**Prompt:**
Of the lines listed below, return exactly those that run from the line containing "What matplotlib code" through the line containing "bottom += np.array(vals)", both included.

**Source records:**
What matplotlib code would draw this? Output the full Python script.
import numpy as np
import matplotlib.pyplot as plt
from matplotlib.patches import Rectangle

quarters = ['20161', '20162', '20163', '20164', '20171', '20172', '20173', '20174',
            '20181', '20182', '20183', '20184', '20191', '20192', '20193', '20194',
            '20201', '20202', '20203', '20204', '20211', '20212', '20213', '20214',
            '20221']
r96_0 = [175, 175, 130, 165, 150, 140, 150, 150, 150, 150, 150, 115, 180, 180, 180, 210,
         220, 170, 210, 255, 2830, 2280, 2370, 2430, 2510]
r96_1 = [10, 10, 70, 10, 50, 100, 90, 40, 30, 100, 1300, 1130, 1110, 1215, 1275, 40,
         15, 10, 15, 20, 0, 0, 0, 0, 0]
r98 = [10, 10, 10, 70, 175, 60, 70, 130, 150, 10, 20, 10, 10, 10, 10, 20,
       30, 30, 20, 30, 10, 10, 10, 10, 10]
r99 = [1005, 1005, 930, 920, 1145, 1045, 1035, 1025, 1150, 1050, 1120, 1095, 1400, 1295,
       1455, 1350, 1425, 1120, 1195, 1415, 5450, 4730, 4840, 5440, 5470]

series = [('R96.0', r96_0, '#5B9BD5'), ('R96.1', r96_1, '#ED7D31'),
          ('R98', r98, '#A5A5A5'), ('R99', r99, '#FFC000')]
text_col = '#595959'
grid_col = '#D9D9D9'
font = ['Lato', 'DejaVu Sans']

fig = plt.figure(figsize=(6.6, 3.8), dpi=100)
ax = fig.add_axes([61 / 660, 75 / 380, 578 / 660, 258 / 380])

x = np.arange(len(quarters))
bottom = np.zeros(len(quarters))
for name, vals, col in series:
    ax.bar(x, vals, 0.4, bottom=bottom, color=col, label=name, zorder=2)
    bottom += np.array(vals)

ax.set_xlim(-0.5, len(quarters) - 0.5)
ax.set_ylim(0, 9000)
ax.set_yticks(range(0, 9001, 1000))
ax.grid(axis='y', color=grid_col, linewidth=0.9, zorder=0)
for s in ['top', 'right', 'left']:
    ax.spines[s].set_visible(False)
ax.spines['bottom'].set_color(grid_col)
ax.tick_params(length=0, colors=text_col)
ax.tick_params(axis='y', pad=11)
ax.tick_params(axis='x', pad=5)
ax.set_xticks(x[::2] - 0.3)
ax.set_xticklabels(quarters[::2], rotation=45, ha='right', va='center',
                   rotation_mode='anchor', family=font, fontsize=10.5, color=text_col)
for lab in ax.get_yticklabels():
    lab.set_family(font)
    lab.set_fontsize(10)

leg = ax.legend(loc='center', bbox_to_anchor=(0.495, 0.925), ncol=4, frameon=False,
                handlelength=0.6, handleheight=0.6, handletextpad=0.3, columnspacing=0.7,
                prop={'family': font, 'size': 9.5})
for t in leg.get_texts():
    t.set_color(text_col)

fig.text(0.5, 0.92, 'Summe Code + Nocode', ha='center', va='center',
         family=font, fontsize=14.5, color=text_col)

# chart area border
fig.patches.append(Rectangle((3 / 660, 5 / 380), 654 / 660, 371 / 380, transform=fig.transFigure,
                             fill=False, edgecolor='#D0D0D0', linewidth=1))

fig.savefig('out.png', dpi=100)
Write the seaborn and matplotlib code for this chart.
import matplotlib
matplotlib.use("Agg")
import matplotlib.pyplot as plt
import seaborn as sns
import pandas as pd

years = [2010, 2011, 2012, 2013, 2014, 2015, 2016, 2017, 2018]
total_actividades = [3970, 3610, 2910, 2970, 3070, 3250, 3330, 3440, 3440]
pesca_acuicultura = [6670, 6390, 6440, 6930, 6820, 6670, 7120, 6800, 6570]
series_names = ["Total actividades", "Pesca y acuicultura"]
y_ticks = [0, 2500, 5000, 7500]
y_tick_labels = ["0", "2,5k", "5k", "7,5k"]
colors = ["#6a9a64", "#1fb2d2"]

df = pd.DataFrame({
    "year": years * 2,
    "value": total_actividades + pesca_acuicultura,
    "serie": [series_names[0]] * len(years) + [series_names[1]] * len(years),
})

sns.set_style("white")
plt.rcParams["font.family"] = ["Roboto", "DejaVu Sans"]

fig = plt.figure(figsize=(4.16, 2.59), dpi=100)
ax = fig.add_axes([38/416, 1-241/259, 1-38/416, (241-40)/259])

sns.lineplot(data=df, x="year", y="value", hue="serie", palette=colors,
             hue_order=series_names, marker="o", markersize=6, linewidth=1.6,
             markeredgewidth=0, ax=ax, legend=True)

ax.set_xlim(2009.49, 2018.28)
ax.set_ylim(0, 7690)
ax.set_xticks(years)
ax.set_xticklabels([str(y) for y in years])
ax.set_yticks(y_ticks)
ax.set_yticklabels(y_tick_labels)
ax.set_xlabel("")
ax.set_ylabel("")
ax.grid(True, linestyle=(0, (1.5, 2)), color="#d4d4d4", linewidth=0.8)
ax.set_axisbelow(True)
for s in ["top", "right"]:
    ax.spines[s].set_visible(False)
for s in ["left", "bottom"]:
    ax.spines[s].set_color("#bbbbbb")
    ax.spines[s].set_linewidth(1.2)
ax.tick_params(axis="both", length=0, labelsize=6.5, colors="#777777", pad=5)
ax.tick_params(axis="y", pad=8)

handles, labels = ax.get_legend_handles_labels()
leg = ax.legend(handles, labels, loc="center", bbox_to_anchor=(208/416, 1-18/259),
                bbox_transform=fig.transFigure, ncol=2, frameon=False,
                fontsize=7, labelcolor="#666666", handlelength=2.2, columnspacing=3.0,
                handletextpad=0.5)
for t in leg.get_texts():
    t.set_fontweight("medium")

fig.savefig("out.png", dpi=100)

* * *

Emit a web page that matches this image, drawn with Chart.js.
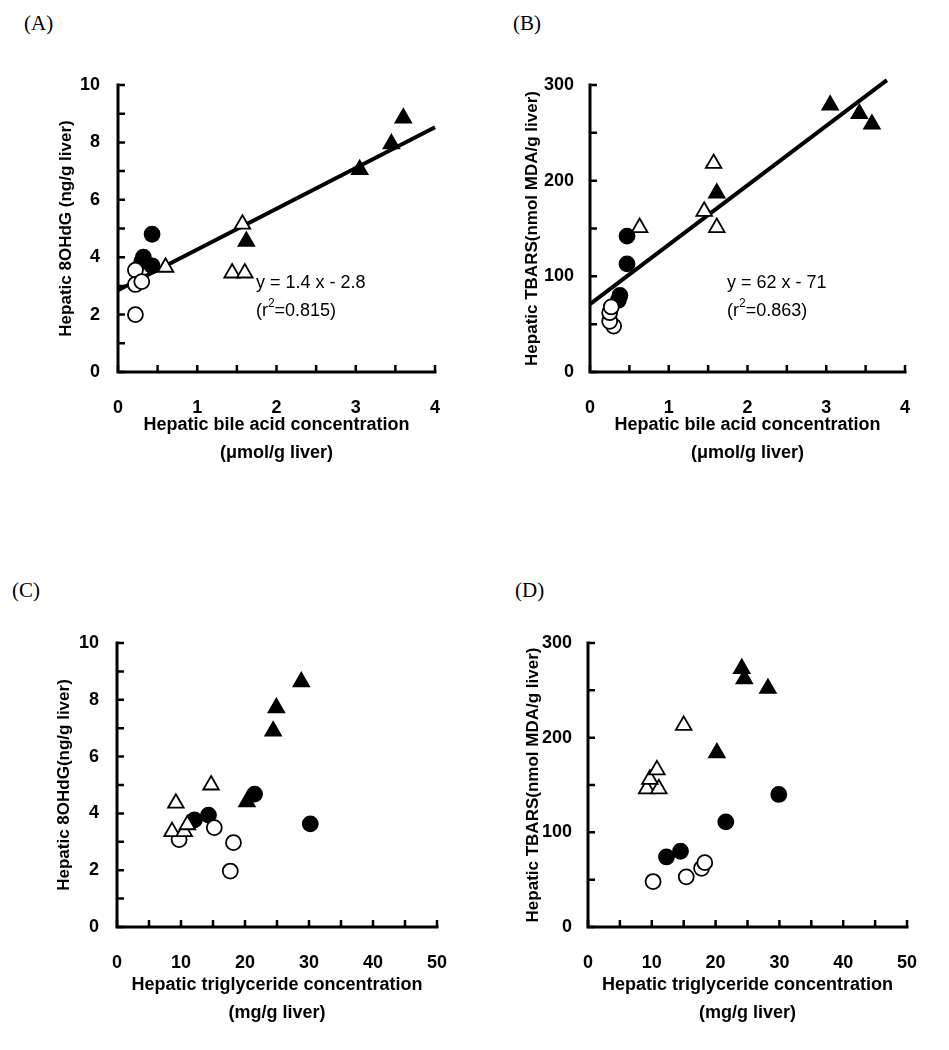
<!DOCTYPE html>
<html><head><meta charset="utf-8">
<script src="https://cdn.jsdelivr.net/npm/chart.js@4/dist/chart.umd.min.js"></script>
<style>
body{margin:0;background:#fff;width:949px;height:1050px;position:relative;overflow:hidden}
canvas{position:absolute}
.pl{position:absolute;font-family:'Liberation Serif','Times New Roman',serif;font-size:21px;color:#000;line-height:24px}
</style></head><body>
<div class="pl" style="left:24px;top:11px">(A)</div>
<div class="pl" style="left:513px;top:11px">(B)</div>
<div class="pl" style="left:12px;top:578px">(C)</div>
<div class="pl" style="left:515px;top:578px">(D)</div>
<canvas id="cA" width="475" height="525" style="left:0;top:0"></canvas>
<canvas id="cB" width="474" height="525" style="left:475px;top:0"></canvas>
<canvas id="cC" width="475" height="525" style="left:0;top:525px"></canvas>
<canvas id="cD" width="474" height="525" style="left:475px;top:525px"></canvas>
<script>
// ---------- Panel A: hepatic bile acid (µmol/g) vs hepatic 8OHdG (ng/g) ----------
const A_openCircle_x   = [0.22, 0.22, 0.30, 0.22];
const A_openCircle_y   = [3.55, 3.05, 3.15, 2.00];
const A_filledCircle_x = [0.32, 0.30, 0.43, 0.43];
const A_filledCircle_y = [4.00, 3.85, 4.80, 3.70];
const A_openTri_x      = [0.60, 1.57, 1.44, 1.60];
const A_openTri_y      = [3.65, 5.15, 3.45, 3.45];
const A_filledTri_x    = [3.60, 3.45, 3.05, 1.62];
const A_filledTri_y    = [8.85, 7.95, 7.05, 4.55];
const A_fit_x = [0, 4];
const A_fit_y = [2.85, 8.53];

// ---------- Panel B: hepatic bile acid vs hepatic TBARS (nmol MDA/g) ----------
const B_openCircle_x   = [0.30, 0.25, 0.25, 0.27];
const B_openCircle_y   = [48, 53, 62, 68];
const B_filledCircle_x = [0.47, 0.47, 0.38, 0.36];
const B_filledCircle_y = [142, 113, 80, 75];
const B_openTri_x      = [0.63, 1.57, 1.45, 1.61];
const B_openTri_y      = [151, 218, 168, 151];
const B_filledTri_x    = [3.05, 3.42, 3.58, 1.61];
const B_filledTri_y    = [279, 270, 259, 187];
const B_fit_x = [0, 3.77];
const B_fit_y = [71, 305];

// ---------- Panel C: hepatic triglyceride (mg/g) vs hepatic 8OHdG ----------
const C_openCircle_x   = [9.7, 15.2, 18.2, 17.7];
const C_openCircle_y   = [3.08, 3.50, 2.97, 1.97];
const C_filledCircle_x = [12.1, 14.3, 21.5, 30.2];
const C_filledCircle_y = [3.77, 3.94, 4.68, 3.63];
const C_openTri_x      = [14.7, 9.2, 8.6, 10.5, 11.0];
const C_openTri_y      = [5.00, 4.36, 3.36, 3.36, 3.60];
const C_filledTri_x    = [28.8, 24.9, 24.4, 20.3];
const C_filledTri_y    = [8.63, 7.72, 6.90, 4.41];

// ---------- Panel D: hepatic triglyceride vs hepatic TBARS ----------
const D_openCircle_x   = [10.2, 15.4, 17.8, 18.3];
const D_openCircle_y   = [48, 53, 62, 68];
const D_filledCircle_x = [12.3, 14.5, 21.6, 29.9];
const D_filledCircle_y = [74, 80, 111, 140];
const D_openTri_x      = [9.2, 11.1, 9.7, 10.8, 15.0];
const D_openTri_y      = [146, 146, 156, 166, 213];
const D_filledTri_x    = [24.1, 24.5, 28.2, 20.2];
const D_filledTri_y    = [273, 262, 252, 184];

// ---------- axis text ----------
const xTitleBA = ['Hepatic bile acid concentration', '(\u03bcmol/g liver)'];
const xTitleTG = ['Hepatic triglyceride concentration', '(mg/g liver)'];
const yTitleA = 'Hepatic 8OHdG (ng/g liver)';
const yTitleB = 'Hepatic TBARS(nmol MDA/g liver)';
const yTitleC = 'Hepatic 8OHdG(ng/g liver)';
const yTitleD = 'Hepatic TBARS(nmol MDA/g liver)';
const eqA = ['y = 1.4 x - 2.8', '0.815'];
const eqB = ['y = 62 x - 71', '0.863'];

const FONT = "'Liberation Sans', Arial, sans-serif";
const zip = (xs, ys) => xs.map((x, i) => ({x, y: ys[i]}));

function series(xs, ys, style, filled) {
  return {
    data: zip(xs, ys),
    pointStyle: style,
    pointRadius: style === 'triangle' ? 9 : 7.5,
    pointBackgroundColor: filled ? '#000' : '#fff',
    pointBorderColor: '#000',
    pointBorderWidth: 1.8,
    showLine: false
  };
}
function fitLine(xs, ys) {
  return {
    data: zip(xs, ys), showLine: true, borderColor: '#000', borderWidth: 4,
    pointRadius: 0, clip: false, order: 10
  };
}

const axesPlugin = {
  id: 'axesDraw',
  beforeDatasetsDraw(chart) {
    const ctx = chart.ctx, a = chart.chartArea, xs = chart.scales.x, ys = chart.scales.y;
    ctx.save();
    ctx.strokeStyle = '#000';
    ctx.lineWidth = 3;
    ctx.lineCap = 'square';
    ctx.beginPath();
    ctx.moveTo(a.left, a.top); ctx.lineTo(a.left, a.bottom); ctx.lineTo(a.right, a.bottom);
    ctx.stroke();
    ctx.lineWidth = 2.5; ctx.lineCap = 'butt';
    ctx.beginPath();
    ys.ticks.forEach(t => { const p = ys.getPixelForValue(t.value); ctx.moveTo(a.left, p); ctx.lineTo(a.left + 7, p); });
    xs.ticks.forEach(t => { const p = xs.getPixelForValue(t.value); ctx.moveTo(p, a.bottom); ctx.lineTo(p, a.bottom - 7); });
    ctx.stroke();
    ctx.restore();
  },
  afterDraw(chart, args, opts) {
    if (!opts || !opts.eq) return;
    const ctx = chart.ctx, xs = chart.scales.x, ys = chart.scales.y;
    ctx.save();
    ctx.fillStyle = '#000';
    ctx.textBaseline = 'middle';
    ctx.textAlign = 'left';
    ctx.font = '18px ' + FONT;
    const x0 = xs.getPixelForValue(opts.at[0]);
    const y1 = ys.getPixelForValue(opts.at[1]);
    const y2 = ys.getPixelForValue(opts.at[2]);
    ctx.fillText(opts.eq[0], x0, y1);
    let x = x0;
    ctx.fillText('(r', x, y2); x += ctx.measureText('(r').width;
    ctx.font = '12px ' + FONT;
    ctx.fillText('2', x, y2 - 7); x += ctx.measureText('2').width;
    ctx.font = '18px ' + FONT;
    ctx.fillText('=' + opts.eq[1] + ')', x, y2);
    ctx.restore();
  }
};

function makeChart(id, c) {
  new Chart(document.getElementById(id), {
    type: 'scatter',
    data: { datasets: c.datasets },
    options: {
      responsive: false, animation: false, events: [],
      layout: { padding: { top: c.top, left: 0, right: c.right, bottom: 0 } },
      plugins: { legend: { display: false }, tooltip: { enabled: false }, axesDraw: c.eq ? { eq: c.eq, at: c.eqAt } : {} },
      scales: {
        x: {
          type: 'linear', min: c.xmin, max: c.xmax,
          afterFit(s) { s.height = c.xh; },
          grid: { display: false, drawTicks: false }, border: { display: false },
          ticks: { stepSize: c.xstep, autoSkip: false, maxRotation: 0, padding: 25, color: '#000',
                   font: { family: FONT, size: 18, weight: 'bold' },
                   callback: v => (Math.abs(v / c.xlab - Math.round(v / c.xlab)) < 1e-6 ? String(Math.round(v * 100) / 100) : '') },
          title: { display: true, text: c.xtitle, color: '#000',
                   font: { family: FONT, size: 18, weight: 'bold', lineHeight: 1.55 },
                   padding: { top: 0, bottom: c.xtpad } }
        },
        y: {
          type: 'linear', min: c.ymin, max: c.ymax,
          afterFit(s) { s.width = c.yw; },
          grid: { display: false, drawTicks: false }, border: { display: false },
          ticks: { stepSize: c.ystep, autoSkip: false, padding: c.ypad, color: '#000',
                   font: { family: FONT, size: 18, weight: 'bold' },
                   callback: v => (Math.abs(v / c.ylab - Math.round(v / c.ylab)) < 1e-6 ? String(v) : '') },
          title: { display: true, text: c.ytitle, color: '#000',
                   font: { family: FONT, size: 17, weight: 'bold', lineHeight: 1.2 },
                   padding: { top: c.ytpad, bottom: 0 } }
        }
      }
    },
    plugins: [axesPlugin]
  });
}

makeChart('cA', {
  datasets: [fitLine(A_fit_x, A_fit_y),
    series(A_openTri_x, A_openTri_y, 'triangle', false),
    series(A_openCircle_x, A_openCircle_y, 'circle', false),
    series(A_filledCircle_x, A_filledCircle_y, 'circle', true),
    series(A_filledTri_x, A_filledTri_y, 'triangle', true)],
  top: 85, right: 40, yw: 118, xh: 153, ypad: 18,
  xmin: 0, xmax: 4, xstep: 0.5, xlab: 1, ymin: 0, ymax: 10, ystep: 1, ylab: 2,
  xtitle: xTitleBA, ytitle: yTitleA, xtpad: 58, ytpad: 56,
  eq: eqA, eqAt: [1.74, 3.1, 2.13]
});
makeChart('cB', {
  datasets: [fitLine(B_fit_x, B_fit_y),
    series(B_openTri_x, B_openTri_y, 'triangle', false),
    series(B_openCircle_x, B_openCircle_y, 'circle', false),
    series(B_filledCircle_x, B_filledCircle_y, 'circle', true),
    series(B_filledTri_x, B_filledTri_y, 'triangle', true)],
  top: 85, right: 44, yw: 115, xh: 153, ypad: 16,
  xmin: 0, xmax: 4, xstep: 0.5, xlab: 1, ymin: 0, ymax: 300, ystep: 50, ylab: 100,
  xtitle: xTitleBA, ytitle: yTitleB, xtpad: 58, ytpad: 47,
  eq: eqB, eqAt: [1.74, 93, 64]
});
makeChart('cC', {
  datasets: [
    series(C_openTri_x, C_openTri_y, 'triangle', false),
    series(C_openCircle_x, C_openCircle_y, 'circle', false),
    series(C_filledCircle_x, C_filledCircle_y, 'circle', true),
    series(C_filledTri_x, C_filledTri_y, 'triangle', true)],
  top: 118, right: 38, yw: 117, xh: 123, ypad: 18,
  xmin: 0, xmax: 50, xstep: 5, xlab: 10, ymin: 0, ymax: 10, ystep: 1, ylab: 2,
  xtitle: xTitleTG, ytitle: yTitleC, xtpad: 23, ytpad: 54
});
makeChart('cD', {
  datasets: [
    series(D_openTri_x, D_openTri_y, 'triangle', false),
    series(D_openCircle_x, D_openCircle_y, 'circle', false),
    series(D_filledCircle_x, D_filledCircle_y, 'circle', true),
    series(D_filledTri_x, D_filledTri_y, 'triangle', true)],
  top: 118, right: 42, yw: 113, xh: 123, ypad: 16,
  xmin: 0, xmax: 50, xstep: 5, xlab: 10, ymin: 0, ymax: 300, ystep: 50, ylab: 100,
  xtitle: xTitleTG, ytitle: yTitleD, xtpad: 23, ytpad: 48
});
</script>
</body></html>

**Full solution:**
What matplotlib code would draw this? Output the full Python script.
import numpy as np
import matplotlib.pyplot as plt
from matplotlib.patches import Rectangle

quarters = ['20161', '20162', '20163', '20164', '20171', '20172', '20173', '20174',
            '20181', '20182', '20183', '20184', '20191', '20192', '20193', '20194',
            '20201', '20202', '20203', '20204', '20211', '20212', '20213', '20214',
            '20221']
r96_0 = [175, 175, 130, 165, 150, 140, 150, 150, 150, 150, 150, 115, 180, 180, 180, 210,
         220, 170, 210, 255, 2830, 2280, 2370, 2430, 2510]
r96_1 = [10, 10, 70, 10, 50, 100, 90, 40, 30, 100, 1300, 1130, 1110, 1215, 1275, 40,
         15, 10, 15, 20, 0, 0, 0, 0, 0]
r98 = [10, 10, 10, 70, 175, 60, 70, 130, 150, 10, 20, 10, 10, 10, 10, 20,
       30, 30, 20, 30, 10, 10, 10, 10, 10]
r99 = [1005, 1005, 930, 920, 1145, 1045, 1035, 1025, 1150, 1050, 1120, 1095, 1400, 1295,
       1455, 1350, 1425, 1120, 1195, 1415, 5450, 4730, 4840, 5440, 5470]

series = [('R96.0', r96_0, '#5B9BD5'), ('R96.1', r96_1, '#ED7D31'),
          ('R98', r98, '#A5A5A5'), ('R99', r99, '#FFC000')]
text_col = '#595959'
grid_col = '#D9D9D9'
font = ['Lato', 'DejaVu Sans']

fig = plt.figure(figsize=(6.6, 3.8), dpi=100)
ax = fig.add_axes([61 / 660, 75 / 380, 578 / 660, 258 / 380])

x = np.arange(len(quarters))
bottom = np.zeros(len(quarters))
for name, vals, col in series:
    ax.bar(x, vals, 0.4, bottom=bottom, color=col, label=name, zorder=2)
    bottom += np.array(vals)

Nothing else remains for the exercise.